Por eso, creo que uno de los textos que mejor caracterizan la actitud de cualquier marxista revolucionario, sea filósofo o no, es La misión moral del Partido Comunista, uno de los escritos fundamentales del joven Lukács, donde fundamenta su adhesión al marxismo en una “fe”, “que nunca puede ser conmovida ni por la lentitud en su realización, ni por las circunstancias a menudo más que adversas a las que debe enfrentarse; el verdadero revolucionario asume esto, y nunca permite que todas estas perturbaciones y obstáculos le hagan perder de vista su meta y los indicios de su aproximación”.

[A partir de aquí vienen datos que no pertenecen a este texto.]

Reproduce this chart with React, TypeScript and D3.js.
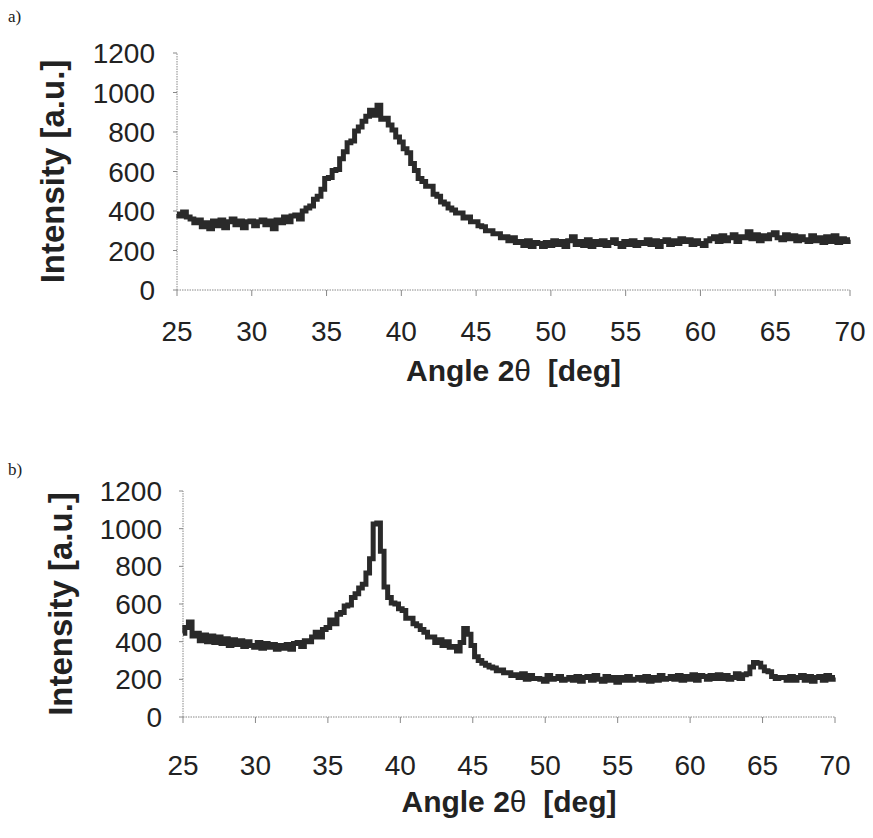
import * as d3 from "d3";

// sampling grid of the diffractograms (deg)
const angles = d3.range(25, 70.001, 0.25);

// a) intensity
const intensityA = [
  385, 375, 395, 370, 360, 340, 355, 320, 340, 310, 350, 325, 355, 315, 345, 360,
  330, 350, 315, 345, 350, 325, 345, 355, 330, 350, 310, 355, 340, 370, 345, 375,
  380, 360, 400, 415, 425, 460, 475, 510, 565, 570, 605, 610, 665, 700, 745, 755,
  805, 825, 855, 880, 910, 885, 935, 865, 870, 835, 810, 775, 750, 715, 695, 640,
  605, 565, 550, 525, 525, 485, 475, 445, 435, 415, 405, 390, 390, 365, 370, 345,
  345, 325, 320, 300, 300, 285, 285, 265, 270, 250, 265, 240, 245, 225, 250, 220,
  240, 235, 220, 240, 225, 250, 230, 245, 220, 250, 270, 230, 245, 225, 255, 220,
  245, 230, 250, 225, 240, 255, 235, 220, 245, 230, 250, 225, 240, 235, 255, 230,
  250, 220, 245, 255, 230, 250, 235, 260, 245, 255, 230, 250, 235, 225, 250, 260,
  270, 245, 275, 250, 265, 280, 245, 270, 265, 295, 260, 280, 250, 275, 260, 280,
  290, 265, 255, 280, 260, 275, 250, 270, 255, 245, 275, 250, 265, 240, 270, 245,
  275, 240, 260, 245, 255,
];

// b) intensity
const intensityB = [
  445, 475, 505, 430, 445, 405, 435, 400, 430, 395, 425, 390, 415, 380, 410, 385,
  405, 375, 400, 380, 370, 395, 365, 390, 370, 385, 360, 380, 365, 385, 360, 390,
  395, 375, 405, 400, 425, 450, 425, 465, 475, 515, 495, 545, 555, 590, 595, 635,
  655, 685, 705, 765, 840, 1025, 1030, 880, 690, 635, 605, 600, 575, 565, 525, 525,
  495, 485, 465, 450, 425, 425, 395, 410, 380, 400, 370, 375, 350, 395, 470, 440,
  380, 320, 300, 285, 275, 265, 260, 245, 250, 235, 235, 220, 225, 210, 230, 200,
  220, 205, 205, 200, 190, 220, 200, 205, 215, 195, 200, 210, 195, 215, 190, 210,
  215, 195, 220, 200, 190, 215, 195, 210, 185, 210, 195, 215, 195, 200, 210, 195,
  215, 190, 210, 195, 220, 200, 205, 215, 200, 220, 195, 215, 200, 225, 195, 220,
  215, 200, 220, 205, 225, 205, 220, 200, 210, 230, 205, 225, 230, 265, 290, 285,
  265, 245, 240, 215, 205, 210, 210, 195, 215, 195, 210, 220, 195, 215, 190, 210,
  215, 195, 220, 200, 210,
];

const xTicks = [25, 30, 35, 40, 45, 50, 55, 60, 65, 70];
const yTicks = [0, 200, 400, 600, 800, 1000, 1200];

const font = "'Liberation Sans', Arial, sans-serif";
const ink = "#222";

function Panel({ values, tag, tagY, left, right, zeroY, topY, labelRight, xLabelY, titleY, yTitleX }) {
  const x = d3.scaleLinear().domain([25, 70]).range([left, right]);
  const y = d3.scaleLinear().domain([0, 1200]).range([zeroY, topY]);
  const line = d3.line<number>()
    .x((_, i) => x(angles[i]))
    .y((d) => y(d))
    .curve(d3.curveStep);

  return (
    <g>
      <text x={8} y={tagY} fontFamily="'Liberation Serif', serif" fontSize={17} fill={ink}>{tag}</text>

      {/* axes */}
      <line x1={left} y1={zeroY} x2={right} y2={zeroY} stroke="#888" strokeDasharray="1.5 1" />
      <line x1={left} y1={zeroY} x2={left} y2={topY} stroke="#888" strokeDasharray="1.5 1" />

      {yTicks.map((v) => (
        <g key={v}>
          <line x1={left - 4} x2={left} y1={y(v)} y2={y(v)} stroke="#888" />
          <text x={labelRight} y={y(v)} dy="0.36em" textAnchor="end" fontFamily={font} fontSize={28} fill={ink}>{v}</text>
        </g>
      ))}
      {xTicks.map((v) => (
        <g key={v}>
          <line x1={x(v)} x2={x(v)} y1={zeroY} y2={zeroY + 6} stroke="#888" />
          <text x={x(v)} y={xLabelY} textAnchor="middle" fontFamily={font} fontSize={28} fill={ink}>{v}</text>
        </g>
      ))}

      <path d={line(values) ?? ""} fill="none" stroke="#2a2a2a" strokeWidth={5} strokeLinejoin="miter" />

      <text x={(left + right) / 2} y={titleY} textAnchor="middle" fontFamily={font} fontSize={30} fontWeight="bold" fill={ink}>
        Angle 2<tspan fontWeight="normal">θ</tspan>{"\u00a0 [deg]"}
      </text>
      <text
        transform={`translate(${yTitleX},${(zeroY + topY) / 2}) rotate(-90)`}
        textAnchor="middle"
        fontFamily={font}
        fontSize={33}
        fontWeight="bold"
        fill={ink}
      >
        Intensity [a.u.]
      </text>
    </g>
  );
}

export default function App() {
  const width = 873;
  const height = 838;

  return (
    <svg width={width} height={height} style={{ position: "absolute", left: 0, top: 0, background: "#fff" }}>
      <Panel values={intensityA} tag="a)" tagY={22} left={177} right={850} zeroY={290} topY={53}
        labelRight={155} xLabelY={341} titleY={381} yTitleX={64} />
      <Panel values={intensityB} tag="b)" tagY={475} left={183} right={835} zeroY={717} topY={491}
        labelRight={162} xLabelY={775} titleY={812} yTitleX={72} />
    </svg>
  );
}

No fue el filósofo húngaro el único que sostener semejante tesis. Otros intelectuales y políticos comunistas, como Antonio Gramsci, Palmiro Togliatti o Michael Löwy, han sostenido idénticas posiciones. Bajo sus posiciones pretendidamente científicas, positivas o empíricas, late en la obra de Sacristán una profunda fe en la utopía, basada en una especie de hipermoral. Todo lo cual concluía, como hubiese dicho Michael Oaskeshott, en una política de fe, cuyo objetivo último sería el logro de la perfección social, frente a una política de escepticismo, basada en el equilibrio de poderes y en la autonomía de la sociedad civil. La política de fe, en los países comunistas, condujo al quebrantamiento de los principios éticos más elementales de la vida en sociedad y, además, en muchos casos con la conciencia tranquila. A partir de ahí es muy fácil, como hace Almudena Grandes, negar que el PCE fuese un movimiento totalitario; a López Arnal negar el genocidio eclesiástico durante la guerra civil; a Losurdo hacer una apología de Stalin; a Zizek exaltar a Lenin, Robespierre o Saint-Just; a Badiou glorificar a Mao Tse Tung; a Fernández Buey, hacer lo mismo con Savonarola o el Che Guevara. Y es que, para el revolucionario, los conservadores no son más que una materia inerte, gente inmoral y obcecada, a la que, llegado el caso, como ha dicho Peter Sloterdijk, se puede masacrar. No otra cosa persigue el concepto marxista de “clase social”. Tal es el problema que suscita la izquierda radical o “looney left”, cuya “fe” apenas ha sido conmovida, a lo que se ve, por el desastre de los sistemas de socialismo real. Todo lo demás es retórica.